By contrast, unilateral Israeli withdrawals from southern Lebanon and Gaza haven't bolstered the Arab moderates—they've emboldened the terrorists.

Six years ago, the Israelis withdrew their forces from a 9-mile-wide swath of Lebanese territory used as a buffer to protect towns and kibbutzim in northern Israel from attacks by Hezbollah guerrillas. Over a fifteen-year period, Israel had sustained hundreds of casualties in Lebanon, gradually diminishing public support for a continued military presence there.

The Israeli occupation (ostensibly, Hezbollah's main grievance) having ended, that should have been the end of the story. After all, Hezbollah called itself a "resistance" movement, and with Israeli forces no longer in Lebanon, what was there left to resist? Wouldn't it have been reasonable to expect that Hezbollah would disarm?

But that's hardly what happened. Emboldened by what it saw as its "victory," Hezbollah immediately began preparing for another round of war. In defiance of U.N. Resolution 1559, it undertook a massive military buildup, arming itself with thousands of short-range missiles and creating a terrorist mini-state in which the civilian population of southern Lebanon served as human shields.
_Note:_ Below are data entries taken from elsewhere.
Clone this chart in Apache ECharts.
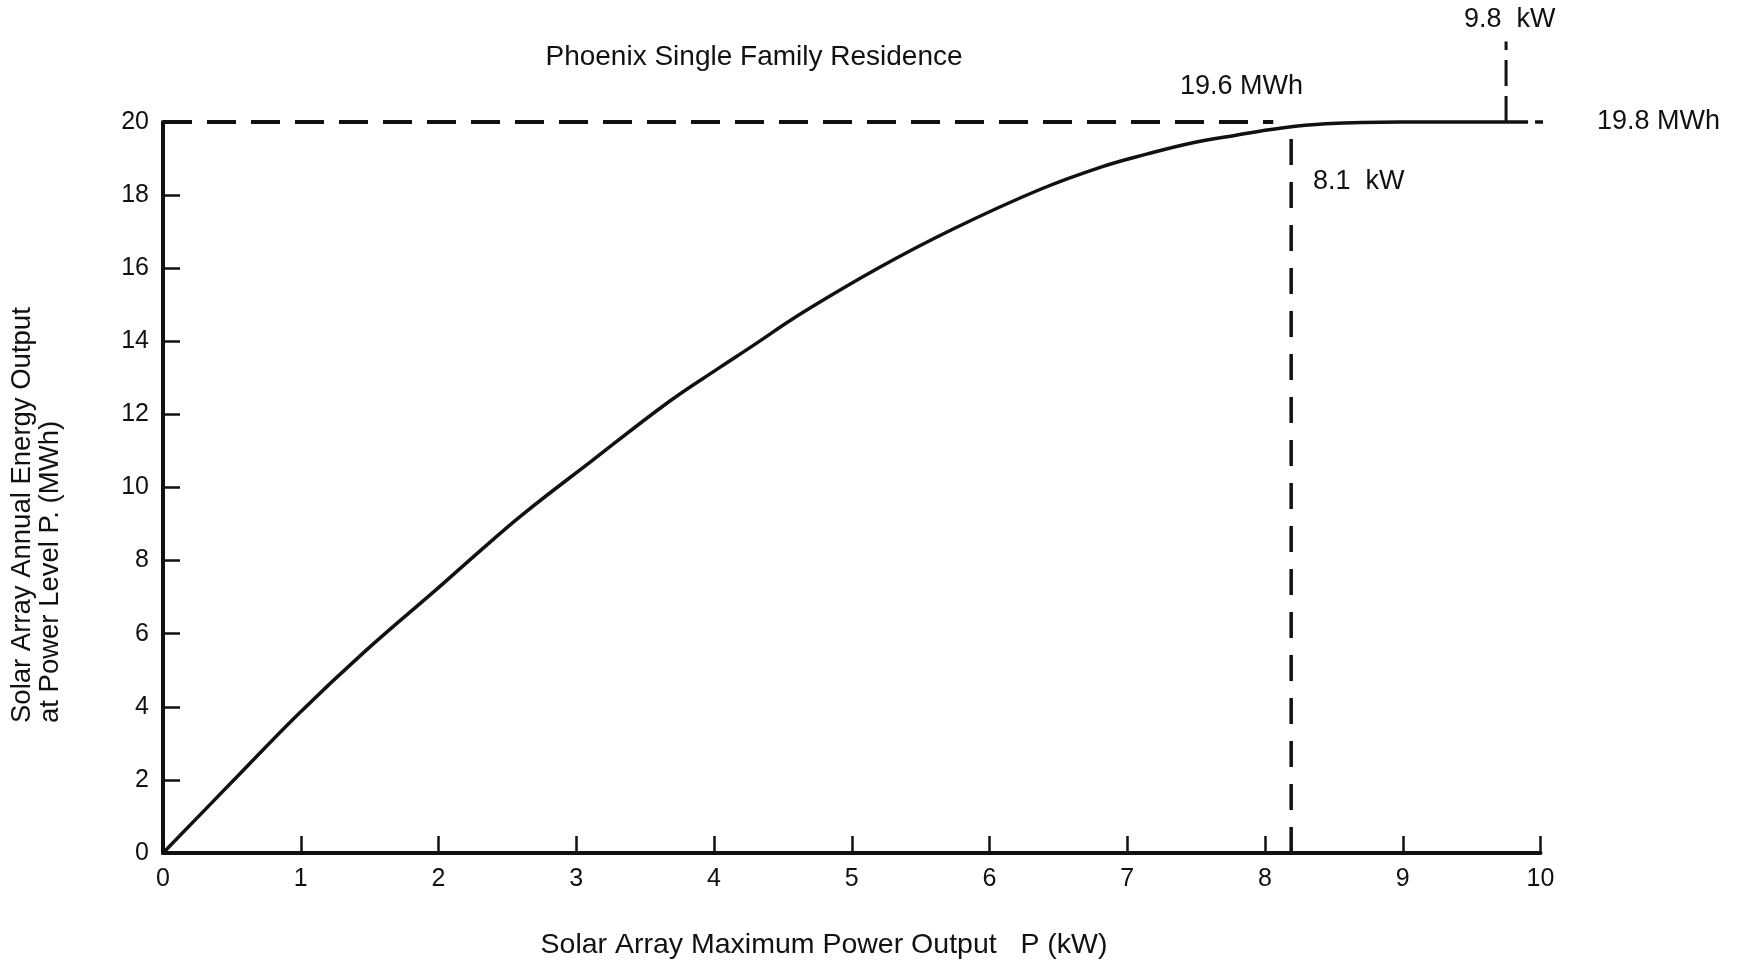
<!DOCTYPE html>
<html><head><meta charset="utf-8">
<script src="https://cdn.jsdelivr.net/npm/echarts@6/dist/echarts.min.js"></script>
<style>html,body{margin:0;padding:0;background:#fff}#c{width:1739px;height:964px}</style>
</head><body><div id="c"></div>
<script>
// Curve: solar array max power (kW) -> annual energy (MWh)
const powerKW   = [0, 0.5, 0.985, 1.47, 2.0, 2.3, 2.61, 3.12, 3.67, 4.04, 4.25, 4.65, 5.2, 5.74, 6.37, 6.82, 7.14, 7.46, 7.79, 8.11, 8.44, 8.98, 9.75];
const energyMWh = [0, 1.94, 3.81, 5.53, 7.26, 8.26, 9.26, 10.75, 12.34, 13.28, 13.8, 14.8, 16.02, 17.08, 18.16, 18.78, 19.12, 19.42, 19.64, 19.83, 19.95, 20.0, 20.0];

// Reference (dashed) lines
const plateauMWh = 20;
const leftDashEndKW = 8.06;
const rightDashEndKW = 10.33;
const kneeKW = 8.19, kneeTopMWh = 19.55;
const satKW = 9.75, satTopMWh = 22.2;

// Axis ticks
const xMin = 0, xMax = 10, xStep = 1;
const yMin = 0, yMax = 20, yStep = 2;

// Texts
const titleText = 'Phoenix Single Family Residence';
const xName = 'Solar Array Maximum Power Output   P (kW)';
const yName = 'Solar Array Annual Energy Output\nat Power Level P. (MWh)';
const annotations = ['19.6 MWh', '9.8  kW', '19.8 MWh', '8.1  kW'];

const FONT = '"Liberation Sans", Arial, Helvetica, sans-serif';
const INK = '#111';

const chart = echarts.init(document.getElementById('c'), null, {renderer: 'canvas'});

const curve = powerKW.map((x, i) => [x, energyMWh[i]]);

const txt = (text, x, y, align, size) => ({
  type: 'text', x, y, silent: true,
  style: {text, fill: INK, font: size + 'px ' + FONT, textAlign: align || 'left', textVerticalAlign: 'middle'}
});

chart.setOption({
  backgroundColor: '#fff',
  animation: false,
  grid: {left: 163, right: 198.5, top: 122, bottom: 111, containLabel: false},
  xAxis: {
    type: 'value', min: xMin, max: xMax, interval: xStep,
    axisLine: {show: true, lineStyle: {color: INK, width: 4}},
    axisTick: {show: true, inside: true, length: 17, lineStyle: {color: INK, width: 2.5}},
    axisLabel: {color: INK, fontSize: 25, fontFamily: FONT, margin: 14},
    splitLine: {show: false}
  },
  yAxis: {
    type: 'value', min: yMin, max: yMax, interval: yStep,
    axisLine: {show: true, lineStyle: {color: INK, width: 4}},
    axisTick: {show: true, inside: true, length: 17, lineStyle: {color: INK, width: 2.5}},
    axisLabel: {color: INK, fontSize: 25, fontFamily: FONT, margin: 14},
    splitLine: {show: false}
  },
  series: [
    {
      type: 'line', data: curve, smooth: 0.4, showSymbol: false, clip: false,
      lineStyle: {color: INK, width: 3.5}
    },
    {
      type: 'line', data: [[xMin, plateauMWh], [leftDashEndKW, plateauMWh]], showSymbol: false, clip: false,
      lineStyle: {color: INK, width: 4, type: [29, 15]}
    },
    {
      type: 'line', data: [[satKW, plateauMWh], [rightDashEndKW, plateauMWh]], showSymbol: false, clip: false,
      lineStyle: {color: INK, width: 3.5, type: [22, 7]}
    },
    {
      type: 'line', data: [[kneeKW, 0], [kneeKW, kneeTopMWh]], showSymbol: false, clip: false,
      lineStyle: {color: INK, width: 3.5, type: [26, 17]}
    },
    {
      type: 'line', data: [[satKW, plateauMWh], [satKW, satTopMWh]], showSymbol: false, clip: false,
      lineStyle: {color: INK, width: 3, type: [26, 10]}
    }
  ],
  graphic: [
    txt(titleText, 754, 57, 'center', 28),
    txt(xName, 824, 945, 'center', 28.5),
    {
      type: 'text', x: 36, y: 723, rotation: Math.PI / 2, silent: true,
      style: {text: yName, fill: INK, font: '27.5px ' + FONT, textAlign: 'left', textVerticalAlign: 'middle', lineHeight: 28}
    },
    txt(annotations[0], 1180, 87, 'left', 27),
    txt(annotations[1], 1464, 20, 'left', 27),
    txt(annotations[2], 1597, 122, 'left', 27),
    txt(annotations[3], 1313, 182, 'left', 27)
  ]
});
</script></body></html>
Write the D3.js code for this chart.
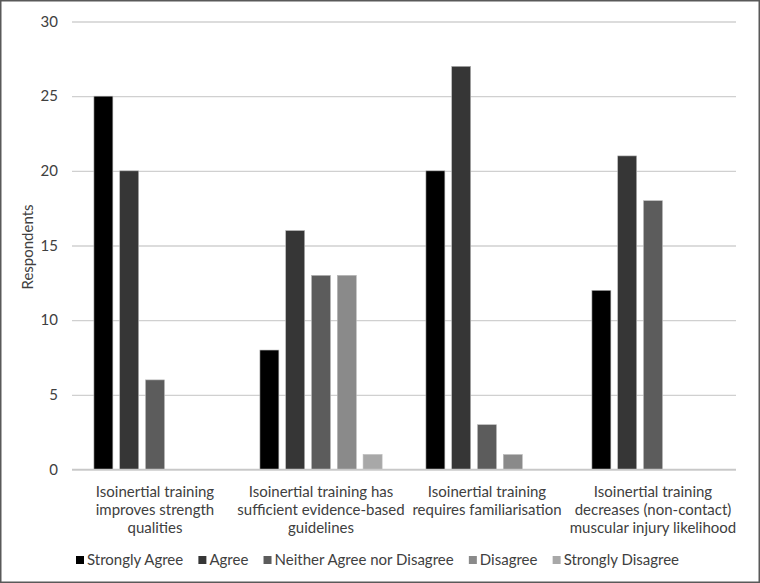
<!DOCTYPE html>
<html><head><meta charset="utf-8">
<script src="https://cdn.jsdelivr.net/npm/d3@7"></script>
<style>body{margin:0;background:#fff}svg{display:block}text{font-family:Lato,"Open Sans",sans-serif;fill:#404040}</style>
</head><body><svg id="c" width="760" height="583"></svg>
<script>
const categories = [
  ["Isoinertial training", "improves strength", "qualities"],
  ["Isoinertial training has", "sufficient evidence-based", "guidelines"],
  ["Isoinertial training", "requires familiarisation"],
  ["Isoinertial training", "decreases (non-contact)", "muscular injury likelihood"]
];
const seriesNames = ["Strongly Agree", "Agree", "Neither Agree nor Disagree", "Disagree", "Strongly Disagree"];
const seriesColors = ["#000000", "#363636", "#5c5c5c", "#8a8a8a", "#a8a8a8"];
const stronglyAgree = [25, 8, 20, 12];
const agree = [20, 16, 27, 21];
const neither = [6, 13, 3, 18];
const disagree = [0, 13, 1, 0];
const stronglyDisagree = [0, 1, 0, 0];
const yTicks = [0, 5, 10, 15, 20, 25, 30];
const seriesValues = [stronglyAgree, agree, neither, disagree, stronglyDisagree];

const svg = d3.select("#c");
const W = 760, H = 583;
const FS = 15;
svg.append("rect").attr("x", 0.75).attr("y", 0.75).attr("width", W - 1.5).attr("height", H - 1.5)
  .attr("fill", "#fff").attr("stroke", "#595959").attr("stroke-width", 1.5);

const pLeft = 72, pRight = 736, pTop = 21.5, pBottom = 469.5;
const x0 = d3.scaleBand().domain(d3.range(categories.length)).range([pLeft, pRight]).paddingInner(0).paddingOuter(0);
const x1 = d3.scaleBand().domain(d3.range(seriesNames.length)).range([x0.bandwidth() * 0.132, x0.bandwidth() * 0.868]).paddingInner(0.265).paddingOuter(0);
const y = d3.scaleLinear().domain([0, 30]).range([pBottom, pTop]);

// gridlines
const yAxis = d3.axisLeft(y).tickValues(yTicks).tickSize(-(pRight - pLeft)).tickPadding(14).tickFormat(d3.format("d"));
const ga = svg.append("g").attr("transform", `translate(${pLeft},0)`).call(yAxis);
ga.select(".domain").remove();
ga.selectAll(".tick line").attr("stroke", "#d0d0d0").attr("stroke-width", 1.3);
ga.selectAll(".tick text").attr("font-size", FS).style("fill", "#404040").attr("font-family", 'Lato,sans-serif');

// bars
const groups = svg.append("g").selectAll("g").data(categories).join("g")
  .attr("transform", (d, i) => `translate(${x0(i)},0)`);
groups.selectAll("rect").data((d, i) => seriesValues.map((s, k) => ({k, v: s[i]})).filter(e => e.v > 0))
  .join("rect")
  .attr("x", e => x1(e.k)).attr("width", x1.bandwidth())
  .attr("y", e => y(e.v)).attr("height", e => y(0) - y(e.v))
  .attr("fill", e => seriesColors[e.k]).attr("stroke", "#b8b8b8").attr("stroke-width", 0.6);

// baseline
svg.append("line").attr("x1", pLeft).attr("x2", pRight).attr("y1", y(0)).attr("y2", y(0))
  .attr("stroke", "#c8c8c8").attr("stroke-width", 1.5);

// x labels
const xl = svg.append("g");
categories.forEach((lines, i) => {
  const t = xl.append("text").attr("text-anchor", "middle").attr("font-size", FS)
    .attr("x", x0(i) + x0.bandwidth() / 2).attr("y", 497);
  lines.forEach((ln, j) => t.append("tspan").attr("x", x0(i) + x0.bandwidth() / 2).attr("dy", j === 0 ? 0 : 18).text(ln));
});

// y title
svg.append("text").attr("transform", "translate(33,247) rotate(-90)").attr("text-anchor", "middle")
  .attr("font-size", FS).text("Respondents");

// legend
const lg = svg.append("g");
const items = seriesNames.map((n, k) => {
  const g = lg.append("g");
  g.append("rect").attr("x", 0).attr("y", -4).attr("width", 8).attr("height", 8).attr("fill", seriesColors[k]);
  const t = g.append("text").attr("x", 11).attr("y", 5).attr("font-size", FS).text(n);
  return {g, w: 11 + t.node().getComputedTextLength()};
});
const legL = 76, legR = 679;
const gap = (legR - legL - d3.sum(items, d => d.w)) / (items.length - 1);
let cx = legL;
items.forEach(it => { it.g.attr("transform", `translate(${cx},560)`); cx += it.w + gap; });
</script></body></html>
All this while the world watched and did virtually nothing.

In the end, what was Israel's reward for having withdrawn from Lebanon? More than 4,000 Katyushas fired into its territory, 163 fatalities, and two kidnapped soldiers who are still being held hostage, all the result of last summer's war that began with Hezbollah's unprovoked cross-border attack.

Not surprisingly, the August 2005 Israeli disengagement from Gaza following the second intifada, during which over 700 Israeli civilians were killed in terrorist attacks, generated a similar outcome. Israel had hoped that pulling its troops out of Gaza and evacuating 21 Jewish settlements there would serve as a springboard for positive change, i.e., the establishment of a peaceful Palestinian state.

For the Palestinians, however, the Israeli withdrawal was a victory for their "armed struggle." Consequently, an end to the Israeli occupation in Gaza has led to an upsurge in terrorism and radicalism among Palestinians as the forces for moderation have been swept aside.

The Palestinians, in addition to handing their government to a terrorist organization—Hamas, which, said Egyptian President Hosni Mubarak, "will never sign a peace agreement with Israel"—turned Gaza into a terrorist fortress.

Since the Israeli withdrawal, Palestinian militants have fired hundreds of Qassam rockets into southern Israel. They've also smuggled more than 20 tons of weapons, including rocket-propelled grenades and anti-aircraft and anti-tank missiles, across the Egypt-Gaza border. Another tragic war, it seems, is inevitable.

Thus, 40 years after the watershed events of June, 1967, Israel faces an unsettling paradox. If Israel is to retain both its Jewish and democratic character, it cannot annex the West Bank with its 2.2 million Palestinians.

Yet, as long as the main grievance on the Arab side goes beyond territory lost in a war with Israel to Israel's very existence, land for peace will remain not only an unrealistic scenario, but a dangerous illusion.

Robert Horenstein is the staff director of the Jewish Federation of Greater Portland Community Relations Committee.